**EXERCISE TASK**.
Return each line of the data below verbatim; pictures are to be left out.

**DATASET EXTRACT**.
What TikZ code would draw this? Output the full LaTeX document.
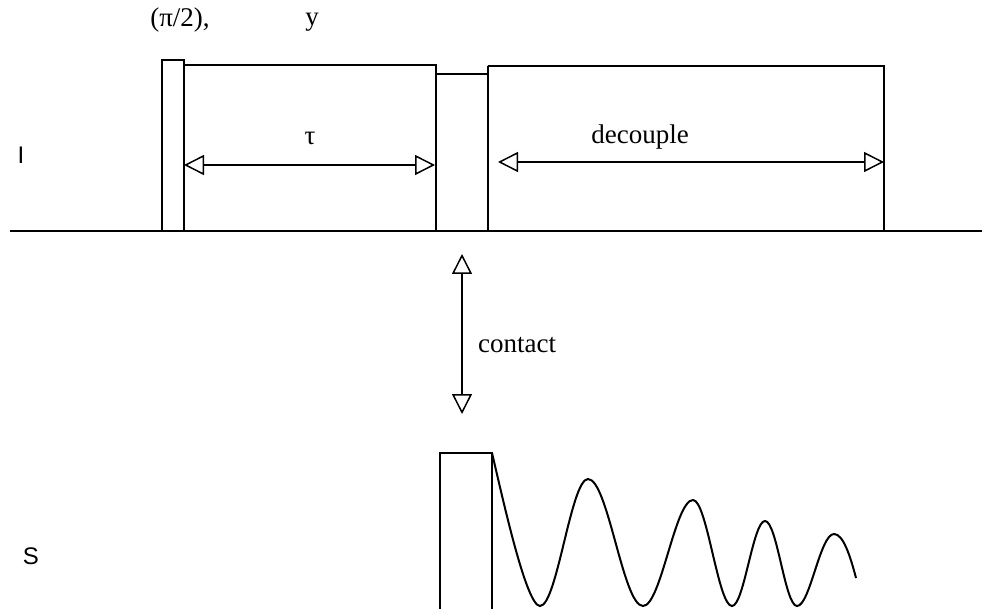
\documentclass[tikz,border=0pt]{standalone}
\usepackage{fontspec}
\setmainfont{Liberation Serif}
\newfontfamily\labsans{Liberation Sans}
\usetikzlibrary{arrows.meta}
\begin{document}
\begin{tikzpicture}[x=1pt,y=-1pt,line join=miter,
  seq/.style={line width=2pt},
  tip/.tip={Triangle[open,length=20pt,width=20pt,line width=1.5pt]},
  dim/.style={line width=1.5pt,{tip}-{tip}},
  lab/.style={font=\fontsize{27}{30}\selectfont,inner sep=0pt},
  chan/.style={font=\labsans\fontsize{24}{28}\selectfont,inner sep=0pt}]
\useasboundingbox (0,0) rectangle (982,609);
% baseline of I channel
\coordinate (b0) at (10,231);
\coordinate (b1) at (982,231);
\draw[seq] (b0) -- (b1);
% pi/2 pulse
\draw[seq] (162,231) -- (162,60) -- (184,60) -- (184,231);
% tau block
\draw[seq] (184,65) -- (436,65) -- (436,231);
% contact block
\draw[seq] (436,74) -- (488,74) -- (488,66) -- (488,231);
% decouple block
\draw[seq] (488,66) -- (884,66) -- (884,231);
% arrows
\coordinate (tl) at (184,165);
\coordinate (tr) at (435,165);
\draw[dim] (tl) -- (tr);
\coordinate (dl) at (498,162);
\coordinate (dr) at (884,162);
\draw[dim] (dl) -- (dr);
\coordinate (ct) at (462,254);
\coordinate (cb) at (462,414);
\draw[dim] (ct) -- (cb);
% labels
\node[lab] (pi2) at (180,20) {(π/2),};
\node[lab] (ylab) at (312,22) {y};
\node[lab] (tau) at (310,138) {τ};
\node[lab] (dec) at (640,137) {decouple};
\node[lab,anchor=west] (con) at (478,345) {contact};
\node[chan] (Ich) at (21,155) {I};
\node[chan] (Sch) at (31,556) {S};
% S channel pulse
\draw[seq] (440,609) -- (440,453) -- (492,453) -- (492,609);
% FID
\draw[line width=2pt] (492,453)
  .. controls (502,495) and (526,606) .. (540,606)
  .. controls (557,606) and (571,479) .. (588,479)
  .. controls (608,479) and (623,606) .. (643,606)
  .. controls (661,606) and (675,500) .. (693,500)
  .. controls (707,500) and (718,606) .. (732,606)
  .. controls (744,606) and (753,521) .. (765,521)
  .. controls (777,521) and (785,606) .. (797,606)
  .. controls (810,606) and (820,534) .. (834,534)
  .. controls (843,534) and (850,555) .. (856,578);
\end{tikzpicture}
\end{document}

**THE SOLUTION**.
What TikZ code would draw this? Output the full LaTeX document.
\documentclass[tikz,border=0pt]{standalone}
\usepackage{fontspec}
\setmainfont{Liberation Serif}
\newfontfamily\labsans{Liberation Sans}
\usetikzlibrary{arrows.meta}
\begin{document}
\begin{tikzpicture}[x=1pt,y=-1pt,line join=miter,
  seq/.style={line width=2pt},
  tip/.tip={Triangle[open,length=20pt,width=20pt,line width=1.5pt]},
  dim/.style={line width=1.5pt,{tip}-{tip}},
  lab/.style={font=\fontsize{27}{30}\selectfont,inner sep=0pt},
  chan/.style={font=\labsans\fontsize{24}{28}\selectfont,inner sep=0pt}]
\useasboundingbox (0,0) rectangle (982,609);
% baseline of I channel
\coordinate (b0) at (10,231);
\coordinate (b1) at (982,231);
\draw[seq] (b0) -- (b1);
% pi/2 pulse
\draw[seq] (162,231) -- (162,60) -- (184,60) -- (184,231);
% tau block
\draw[seq] (184,65) -- (436,65) -- (436,231);
% contact block
\draw[seq] (436,74) -- (488,74) -- (488,66) -- (488,231);
% decouple block
\draw[seq] (488,66) -- (884,66) -- (884,231);
% arrows
\coordinate (tl) at (184,165);
\coordinate (tr) at (435,165);
\draw[dim] (tl) -- (tr);
\coordinate (dl) at (498,162);
\coordinate (dr) at (884,162);
\draw[dim] (dl) -- (dr);
\coordinate (ct) at (462,254);
\coordinate (cb) at (462,414);
\draw[dim] (ct) -- (cb);
% labels
\node[lab] (pi2) at (180,20) {(π/2),};
\node[lab] (ylab) at (312,22) {y};
\node[lab] (tau) at (310,138) {τ};
\node[lab] (dec) at (640,137) {decouple};
\node[lab,anchor=west] (con) at (478,345) {contact};
\node[chan] (Ich) at (21,155) {I};
\node[chan] (Sch) at (31,556) {S};
% S channel pulse
\draw[seq] (440,609) -- (440,453) -- (492,453) -- (492,609);
% FID
\draw[line width=2pt] (492,453)
  .. controls (502,495) and (526,606) .. (540,606)
  .. controls (557,606) and (571,479) .. (588,479)
  .. controls (608,479) and (623,606) .. (643,606)
  .. controls (661,606) and (675,500) .. (693,500)
  .. controls (707,500) and (718,606) .. (732,606)
  .. controls (744,606) and (753,521) .. (765,521)
  .. controls (777,521) and (785,606) .. (797,606)
  .. controls (810,606) and (820,534) .. (834,534)
  .. controls (843,534) and (850,555) .. (856,578);
\end{tikzpicture}
\end{document}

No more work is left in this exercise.